#### WRITTEN INSTRUCTION
Compile every line that includes the word "this".

Stored data:
## Start
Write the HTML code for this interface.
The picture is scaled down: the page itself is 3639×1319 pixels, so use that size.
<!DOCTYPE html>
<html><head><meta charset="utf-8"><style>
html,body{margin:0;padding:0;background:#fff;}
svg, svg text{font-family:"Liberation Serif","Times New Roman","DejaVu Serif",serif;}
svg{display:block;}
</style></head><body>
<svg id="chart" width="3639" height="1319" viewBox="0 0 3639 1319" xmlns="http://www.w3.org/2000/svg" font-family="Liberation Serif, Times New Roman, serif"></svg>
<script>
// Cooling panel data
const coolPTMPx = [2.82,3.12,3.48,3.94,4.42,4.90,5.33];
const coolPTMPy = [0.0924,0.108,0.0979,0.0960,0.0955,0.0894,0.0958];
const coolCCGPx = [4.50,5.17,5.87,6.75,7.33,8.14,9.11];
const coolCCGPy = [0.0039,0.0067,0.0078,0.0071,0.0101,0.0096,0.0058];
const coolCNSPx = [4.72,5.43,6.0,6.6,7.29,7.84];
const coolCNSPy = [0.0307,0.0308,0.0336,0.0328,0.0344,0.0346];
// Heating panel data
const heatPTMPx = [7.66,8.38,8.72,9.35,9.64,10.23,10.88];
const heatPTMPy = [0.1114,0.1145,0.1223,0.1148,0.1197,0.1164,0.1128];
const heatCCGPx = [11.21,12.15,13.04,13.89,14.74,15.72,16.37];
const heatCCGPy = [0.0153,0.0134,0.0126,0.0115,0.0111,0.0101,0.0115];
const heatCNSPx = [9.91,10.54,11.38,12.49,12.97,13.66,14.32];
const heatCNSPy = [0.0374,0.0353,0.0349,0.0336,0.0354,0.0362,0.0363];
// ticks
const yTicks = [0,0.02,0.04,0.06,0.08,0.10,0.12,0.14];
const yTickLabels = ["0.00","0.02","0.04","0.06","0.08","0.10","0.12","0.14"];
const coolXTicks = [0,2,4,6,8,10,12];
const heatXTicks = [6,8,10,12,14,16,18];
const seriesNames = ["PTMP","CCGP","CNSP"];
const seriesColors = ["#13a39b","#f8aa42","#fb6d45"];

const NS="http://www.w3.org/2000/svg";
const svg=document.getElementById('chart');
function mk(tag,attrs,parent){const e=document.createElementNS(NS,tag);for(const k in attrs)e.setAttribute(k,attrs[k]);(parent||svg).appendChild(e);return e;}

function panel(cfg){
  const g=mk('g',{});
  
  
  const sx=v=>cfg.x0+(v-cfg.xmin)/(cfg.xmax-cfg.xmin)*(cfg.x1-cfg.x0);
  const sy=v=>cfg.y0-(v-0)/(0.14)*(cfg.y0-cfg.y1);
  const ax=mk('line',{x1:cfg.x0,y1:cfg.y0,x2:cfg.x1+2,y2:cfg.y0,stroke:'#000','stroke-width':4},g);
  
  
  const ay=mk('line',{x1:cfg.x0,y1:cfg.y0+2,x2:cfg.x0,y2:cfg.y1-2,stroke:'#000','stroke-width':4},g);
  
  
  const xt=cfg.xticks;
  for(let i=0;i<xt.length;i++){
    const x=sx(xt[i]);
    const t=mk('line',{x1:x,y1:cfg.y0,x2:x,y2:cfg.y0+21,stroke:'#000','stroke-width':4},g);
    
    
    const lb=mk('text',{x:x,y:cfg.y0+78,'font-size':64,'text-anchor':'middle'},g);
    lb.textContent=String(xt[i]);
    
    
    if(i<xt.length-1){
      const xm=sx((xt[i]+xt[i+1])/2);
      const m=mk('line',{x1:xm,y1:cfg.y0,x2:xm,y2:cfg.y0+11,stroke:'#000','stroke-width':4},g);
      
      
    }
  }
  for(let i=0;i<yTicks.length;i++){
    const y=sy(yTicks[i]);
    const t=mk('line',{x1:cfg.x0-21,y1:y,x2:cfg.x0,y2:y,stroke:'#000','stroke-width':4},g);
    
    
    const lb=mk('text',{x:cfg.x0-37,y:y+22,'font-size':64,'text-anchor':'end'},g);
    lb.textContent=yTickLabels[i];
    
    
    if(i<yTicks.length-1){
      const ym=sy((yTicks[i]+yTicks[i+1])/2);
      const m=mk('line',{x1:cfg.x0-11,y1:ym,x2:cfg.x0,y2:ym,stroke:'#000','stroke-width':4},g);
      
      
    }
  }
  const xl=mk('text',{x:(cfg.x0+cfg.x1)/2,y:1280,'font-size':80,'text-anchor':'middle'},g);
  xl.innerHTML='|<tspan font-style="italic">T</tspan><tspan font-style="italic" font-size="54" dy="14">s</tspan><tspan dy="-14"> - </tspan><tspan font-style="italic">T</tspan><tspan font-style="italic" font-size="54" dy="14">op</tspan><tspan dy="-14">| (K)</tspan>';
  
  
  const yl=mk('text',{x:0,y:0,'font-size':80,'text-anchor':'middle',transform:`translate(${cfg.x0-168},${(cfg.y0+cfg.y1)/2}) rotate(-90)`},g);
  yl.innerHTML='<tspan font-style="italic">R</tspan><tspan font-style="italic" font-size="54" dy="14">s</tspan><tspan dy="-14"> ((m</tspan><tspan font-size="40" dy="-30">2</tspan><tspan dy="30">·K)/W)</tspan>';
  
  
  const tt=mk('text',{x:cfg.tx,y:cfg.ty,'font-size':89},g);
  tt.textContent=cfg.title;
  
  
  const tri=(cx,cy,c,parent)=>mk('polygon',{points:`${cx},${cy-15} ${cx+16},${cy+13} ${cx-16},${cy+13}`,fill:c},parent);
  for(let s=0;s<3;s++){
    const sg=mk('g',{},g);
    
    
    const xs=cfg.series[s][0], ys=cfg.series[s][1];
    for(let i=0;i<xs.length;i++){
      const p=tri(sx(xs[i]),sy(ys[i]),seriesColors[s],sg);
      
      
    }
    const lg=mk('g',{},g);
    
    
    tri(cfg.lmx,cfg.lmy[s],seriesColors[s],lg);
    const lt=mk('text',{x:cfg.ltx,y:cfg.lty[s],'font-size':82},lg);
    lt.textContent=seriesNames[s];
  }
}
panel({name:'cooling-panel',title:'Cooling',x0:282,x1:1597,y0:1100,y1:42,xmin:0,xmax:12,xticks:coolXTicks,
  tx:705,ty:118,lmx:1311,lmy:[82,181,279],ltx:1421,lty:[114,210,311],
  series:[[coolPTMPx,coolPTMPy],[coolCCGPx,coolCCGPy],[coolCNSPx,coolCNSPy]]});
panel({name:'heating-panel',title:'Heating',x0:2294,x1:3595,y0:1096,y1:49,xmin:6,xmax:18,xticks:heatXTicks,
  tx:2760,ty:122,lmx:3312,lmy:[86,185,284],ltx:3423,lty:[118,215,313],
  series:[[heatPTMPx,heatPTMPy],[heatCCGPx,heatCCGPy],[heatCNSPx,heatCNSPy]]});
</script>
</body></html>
## End
## Start
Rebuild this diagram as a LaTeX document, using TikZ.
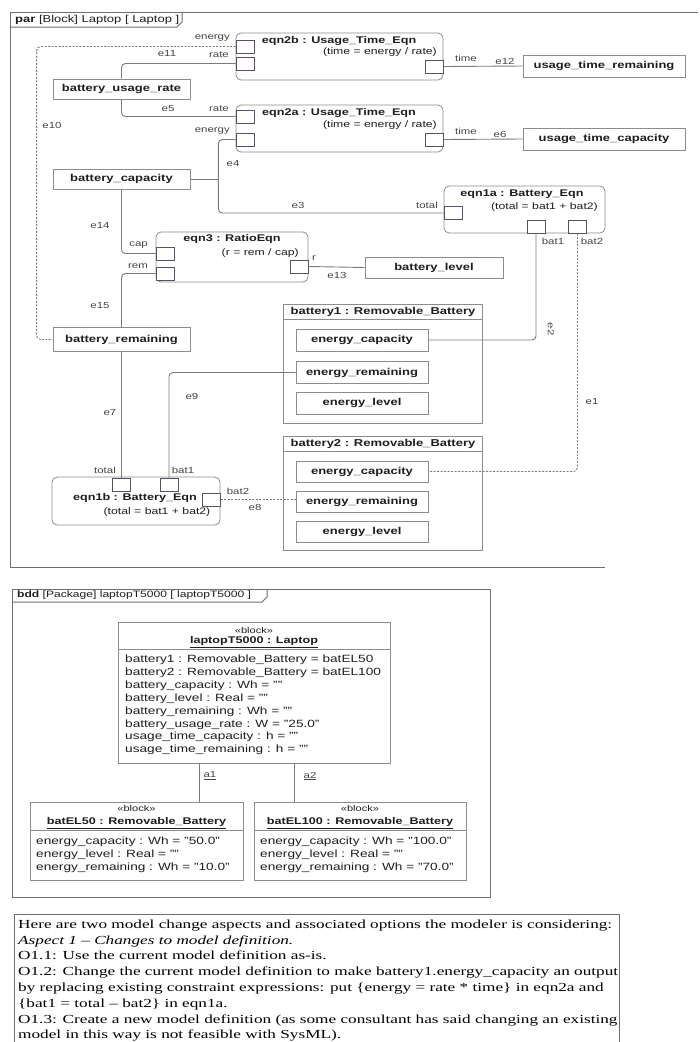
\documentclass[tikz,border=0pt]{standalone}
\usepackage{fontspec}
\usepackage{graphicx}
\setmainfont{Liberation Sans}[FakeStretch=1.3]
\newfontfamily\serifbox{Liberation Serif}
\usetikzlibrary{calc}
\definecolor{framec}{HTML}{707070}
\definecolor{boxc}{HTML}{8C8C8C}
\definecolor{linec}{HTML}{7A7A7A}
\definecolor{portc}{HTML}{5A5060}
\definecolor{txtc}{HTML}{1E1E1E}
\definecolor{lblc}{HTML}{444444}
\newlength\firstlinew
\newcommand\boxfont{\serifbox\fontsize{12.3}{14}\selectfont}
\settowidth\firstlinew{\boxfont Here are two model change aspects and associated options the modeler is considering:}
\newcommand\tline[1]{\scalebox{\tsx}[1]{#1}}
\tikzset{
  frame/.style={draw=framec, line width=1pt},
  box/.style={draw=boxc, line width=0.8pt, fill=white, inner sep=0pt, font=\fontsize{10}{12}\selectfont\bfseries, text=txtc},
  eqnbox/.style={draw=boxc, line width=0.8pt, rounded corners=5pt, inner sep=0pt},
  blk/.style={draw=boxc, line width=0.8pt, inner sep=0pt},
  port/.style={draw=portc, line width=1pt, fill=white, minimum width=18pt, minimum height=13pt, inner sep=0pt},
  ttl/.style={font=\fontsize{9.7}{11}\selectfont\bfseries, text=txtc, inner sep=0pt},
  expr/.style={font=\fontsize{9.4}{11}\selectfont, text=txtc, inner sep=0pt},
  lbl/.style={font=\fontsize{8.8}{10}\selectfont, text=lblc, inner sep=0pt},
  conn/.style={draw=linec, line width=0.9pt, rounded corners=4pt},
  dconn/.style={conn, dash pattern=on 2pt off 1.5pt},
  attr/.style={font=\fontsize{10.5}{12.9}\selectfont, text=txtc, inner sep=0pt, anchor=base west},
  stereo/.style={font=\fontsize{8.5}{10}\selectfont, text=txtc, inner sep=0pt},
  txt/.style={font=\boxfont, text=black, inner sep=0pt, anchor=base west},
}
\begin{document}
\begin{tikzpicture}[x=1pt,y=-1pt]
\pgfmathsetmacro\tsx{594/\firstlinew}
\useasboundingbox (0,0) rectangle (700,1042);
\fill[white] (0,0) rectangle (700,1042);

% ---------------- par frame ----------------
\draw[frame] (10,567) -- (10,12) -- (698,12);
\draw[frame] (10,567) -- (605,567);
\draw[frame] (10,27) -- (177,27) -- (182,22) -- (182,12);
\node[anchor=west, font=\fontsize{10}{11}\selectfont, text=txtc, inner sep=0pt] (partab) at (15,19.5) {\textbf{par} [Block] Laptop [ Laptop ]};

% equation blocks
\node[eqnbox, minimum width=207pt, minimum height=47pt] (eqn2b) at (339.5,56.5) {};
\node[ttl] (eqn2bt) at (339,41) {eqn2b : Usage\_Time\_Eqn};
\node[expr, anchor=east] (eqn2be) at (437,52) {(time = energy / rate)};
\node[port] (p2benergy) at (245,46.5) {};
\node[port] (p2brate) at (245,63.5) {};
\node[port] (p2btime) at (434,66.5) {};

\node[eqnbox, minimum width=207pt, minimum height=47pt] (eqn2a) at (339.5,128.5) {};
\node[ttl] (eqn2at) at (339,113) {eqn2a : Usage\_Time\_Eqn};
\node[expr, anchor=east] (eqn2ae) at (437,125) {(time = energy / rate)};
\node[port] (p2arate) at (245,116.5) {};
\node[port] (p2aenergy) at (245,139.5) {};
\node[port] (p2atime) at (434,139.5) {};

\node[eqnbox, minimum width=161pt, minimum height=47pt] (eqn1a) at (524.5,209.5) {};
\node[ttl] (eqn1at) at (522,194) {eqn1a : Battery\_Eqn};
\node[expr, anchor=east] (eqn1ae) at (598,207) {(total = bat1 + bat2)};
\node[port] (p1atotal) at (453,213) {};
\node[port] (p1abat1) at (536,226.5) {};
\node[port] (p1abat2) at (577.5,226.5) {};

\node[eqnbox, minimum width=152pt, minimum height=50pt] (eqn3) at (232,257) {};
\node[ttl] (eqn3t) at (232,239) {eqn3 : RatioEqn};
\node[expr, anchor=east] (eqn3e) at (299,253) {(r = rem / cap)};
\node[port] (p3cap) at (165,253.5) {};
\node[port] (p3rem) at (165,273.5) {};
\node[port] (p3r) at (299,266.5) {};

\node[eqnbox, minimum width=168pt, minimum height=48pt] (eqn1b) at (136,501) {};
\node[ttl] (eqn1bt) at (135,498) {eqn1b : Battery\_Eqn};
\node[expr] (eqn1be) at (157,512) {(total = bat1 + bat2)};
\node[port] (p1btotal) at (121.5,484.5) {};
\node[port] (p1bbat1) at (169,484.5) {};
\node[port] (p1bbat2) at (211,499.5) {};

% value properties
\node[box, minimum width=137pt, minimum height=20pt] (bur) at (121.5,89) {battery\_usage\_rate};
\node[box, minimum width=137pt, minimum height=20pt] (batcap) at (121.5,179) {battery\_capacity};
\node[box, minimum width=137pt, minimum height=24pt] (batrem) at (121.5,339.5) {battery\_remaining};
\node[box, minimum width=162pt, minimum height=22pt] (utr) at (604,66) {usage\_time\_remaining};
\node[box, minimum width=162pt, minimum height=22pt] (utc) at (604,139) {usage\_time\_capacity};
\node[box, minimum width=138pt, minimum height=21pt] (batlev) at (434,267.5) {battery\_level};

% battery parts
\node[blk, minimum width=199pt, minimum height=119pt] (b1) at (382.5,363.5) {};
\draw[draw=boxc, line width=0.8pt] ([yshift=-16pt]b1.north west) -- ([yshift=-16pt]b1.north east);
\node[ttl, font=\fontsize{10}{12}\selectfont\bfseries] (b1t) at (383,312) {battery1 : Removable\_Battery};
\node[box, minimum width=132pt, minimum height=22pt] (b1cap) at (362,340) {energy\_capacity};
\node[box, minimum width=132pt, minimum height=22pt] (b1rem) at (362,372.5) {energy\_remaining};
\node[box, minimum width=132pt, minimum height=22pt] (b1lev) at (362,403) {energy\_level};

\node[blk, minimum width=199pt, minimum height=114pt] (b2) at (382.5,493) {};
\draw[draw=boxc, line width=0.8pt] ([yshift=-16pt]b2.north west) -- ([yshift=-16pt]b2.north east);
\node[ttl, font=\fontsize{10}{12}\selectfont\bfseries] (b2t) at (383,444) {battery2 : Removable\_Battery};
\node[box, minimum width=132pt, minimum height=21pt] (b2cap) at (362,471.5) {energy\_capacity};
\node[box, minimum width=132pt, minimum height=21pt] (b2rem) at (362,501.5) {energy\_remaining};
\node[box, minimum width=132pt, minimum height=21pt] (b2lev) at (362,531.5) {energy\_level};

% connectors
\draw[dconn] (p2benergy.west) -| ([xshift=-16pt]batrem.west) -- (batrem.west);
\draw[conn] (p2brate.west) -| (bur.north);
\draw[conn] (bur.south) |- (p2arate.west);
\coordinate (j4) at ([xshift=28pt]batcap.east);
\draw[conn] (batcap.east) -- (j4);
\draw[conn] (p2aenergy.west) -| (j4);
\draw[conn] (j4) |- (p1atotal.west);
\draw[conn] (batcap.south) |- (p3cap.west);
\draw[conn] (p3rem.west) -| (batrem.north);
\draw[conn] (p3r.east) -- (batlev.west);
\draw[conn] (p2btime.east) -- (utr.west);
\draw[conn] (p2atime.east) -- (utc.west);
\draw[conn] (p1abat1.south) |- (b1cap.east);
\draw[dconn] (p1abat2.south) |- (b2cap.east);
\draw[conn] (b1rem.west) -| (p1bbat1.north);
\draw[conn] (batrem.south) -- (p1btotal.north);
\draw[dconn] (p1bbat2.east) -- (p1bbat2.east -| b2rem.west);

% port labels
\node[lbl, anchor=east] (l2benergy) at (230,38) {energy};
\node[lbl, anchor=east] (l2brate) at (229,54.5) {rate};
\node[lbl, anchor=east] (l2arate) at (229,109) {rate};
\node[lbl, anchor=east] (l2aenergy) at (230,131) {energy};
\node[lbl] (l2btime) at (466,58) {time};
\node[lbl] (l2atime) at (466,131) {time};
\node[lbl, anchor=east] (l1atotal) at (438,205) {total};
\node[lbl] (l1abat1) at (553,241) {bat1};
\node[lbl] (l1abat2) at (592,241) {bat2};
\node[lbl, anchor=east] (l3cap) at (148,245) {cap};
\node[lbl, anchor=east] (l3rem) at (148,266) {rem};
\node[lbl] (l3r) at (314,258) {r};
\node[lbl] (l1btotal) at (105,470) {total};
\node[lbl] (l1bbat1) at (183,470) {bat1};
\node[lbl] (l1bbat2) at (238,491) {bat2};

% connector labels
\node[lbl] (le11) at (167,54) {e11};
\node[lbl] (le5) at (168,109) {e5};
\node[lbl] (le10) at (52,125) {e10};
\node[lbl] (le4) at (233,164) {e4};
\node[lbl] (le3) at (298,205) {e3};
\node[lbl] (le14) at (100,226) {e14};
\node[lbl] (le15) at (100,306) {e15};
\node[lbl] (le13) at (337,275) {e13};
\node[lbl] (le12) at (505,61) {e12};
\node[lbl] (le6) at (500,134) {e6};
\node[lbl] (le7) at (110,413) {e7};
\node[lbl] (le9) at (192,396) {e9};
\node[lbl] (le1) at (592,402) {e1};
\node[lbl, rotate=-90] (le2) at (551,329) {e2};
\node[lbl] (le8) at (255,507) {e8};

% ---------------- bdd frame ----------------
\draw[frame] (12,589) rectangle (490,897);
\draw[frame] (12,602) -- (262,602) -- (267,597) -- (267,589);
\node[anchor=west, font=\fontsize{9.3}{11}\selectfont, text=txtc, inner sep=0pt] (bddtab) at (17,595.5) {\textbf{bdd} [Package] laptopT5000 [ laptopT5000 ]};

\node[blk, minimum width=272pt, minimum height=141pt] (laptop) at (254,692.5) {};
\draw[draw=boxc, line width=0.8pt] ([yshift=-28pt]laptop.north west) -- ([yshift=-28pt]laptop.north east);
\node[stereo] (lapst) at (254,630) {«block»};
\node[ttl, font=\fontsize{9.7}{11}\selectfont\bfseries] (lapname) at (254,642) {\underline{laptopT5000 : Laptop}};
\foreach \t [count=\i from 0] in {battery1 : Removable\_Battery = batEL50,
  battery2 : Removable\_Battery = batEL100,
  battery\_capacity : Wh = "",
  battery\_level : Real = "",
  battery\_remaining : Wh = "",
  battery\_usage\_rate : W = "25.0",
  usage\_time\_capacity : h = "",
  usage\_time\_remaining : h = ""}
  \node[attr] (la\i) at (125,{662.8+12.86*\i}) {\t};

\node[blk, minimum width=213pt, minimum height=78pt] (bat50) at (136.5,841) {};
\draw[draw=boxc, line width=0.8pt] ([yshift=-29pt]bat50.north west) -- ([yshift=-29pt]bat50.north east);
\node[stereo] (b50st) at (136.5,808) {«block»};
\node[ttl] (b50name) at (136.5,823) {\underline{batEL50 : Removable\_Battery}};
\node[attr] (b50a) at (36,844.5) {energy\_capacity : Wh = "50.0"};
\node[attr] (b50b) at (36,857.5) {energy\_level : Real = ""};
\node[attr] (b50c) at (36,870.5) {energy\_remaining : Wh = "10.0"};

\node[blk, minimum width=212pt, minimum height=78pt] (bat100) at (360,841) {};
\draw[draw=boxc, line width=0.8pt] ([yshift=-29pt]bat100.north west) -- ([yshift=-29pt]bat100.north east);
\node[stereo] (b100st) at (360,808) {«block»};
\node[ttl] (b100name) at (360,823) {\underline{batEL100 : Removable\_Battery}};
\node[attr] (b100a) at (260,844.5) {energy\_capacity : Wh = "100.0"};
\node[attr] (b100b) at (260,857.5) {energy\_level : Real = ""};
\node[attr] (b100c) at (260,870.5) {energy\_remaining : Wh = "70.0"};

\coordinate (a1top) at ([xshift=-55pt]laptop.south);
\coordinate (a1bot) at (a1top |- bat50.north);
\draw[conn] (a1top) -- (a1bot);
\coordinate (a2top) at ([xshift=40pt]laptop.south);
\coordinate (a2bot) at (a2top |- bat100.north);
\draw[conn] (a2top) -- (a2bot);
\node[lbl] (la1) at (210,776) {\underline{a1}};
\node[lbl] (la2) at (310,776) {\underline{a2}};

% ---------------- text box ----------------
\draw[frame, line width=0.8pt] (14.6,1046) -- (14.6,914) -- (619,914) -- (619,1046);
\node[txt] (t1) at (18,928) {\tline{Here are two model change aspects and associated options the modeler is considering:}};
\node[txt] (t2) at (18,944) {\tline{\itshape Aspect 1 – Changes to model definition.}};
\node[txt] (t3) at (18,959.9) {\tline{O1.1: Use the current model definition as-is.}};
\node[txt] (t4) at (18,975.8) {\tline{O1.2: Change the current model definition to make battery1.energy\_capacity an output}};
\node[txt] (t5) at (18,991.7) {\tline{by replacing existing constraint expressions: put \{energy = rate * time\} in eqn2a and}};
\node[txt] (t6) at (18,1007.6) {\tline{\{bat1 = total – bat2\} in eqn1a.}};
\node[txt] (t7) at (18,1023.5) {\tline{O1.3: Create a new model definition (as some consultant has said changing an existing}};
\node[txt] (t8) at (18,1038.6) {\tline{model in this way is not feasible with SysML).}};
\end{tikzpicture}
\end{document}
## End
#### TASK RESULT
Write the HTML code for this interface.
Rebuild this diagram as a LaTeX document, using TikZ.
\node[txt] (t8) at (18,1038.6) {\tline{model in this way is not feasible with SysML).}};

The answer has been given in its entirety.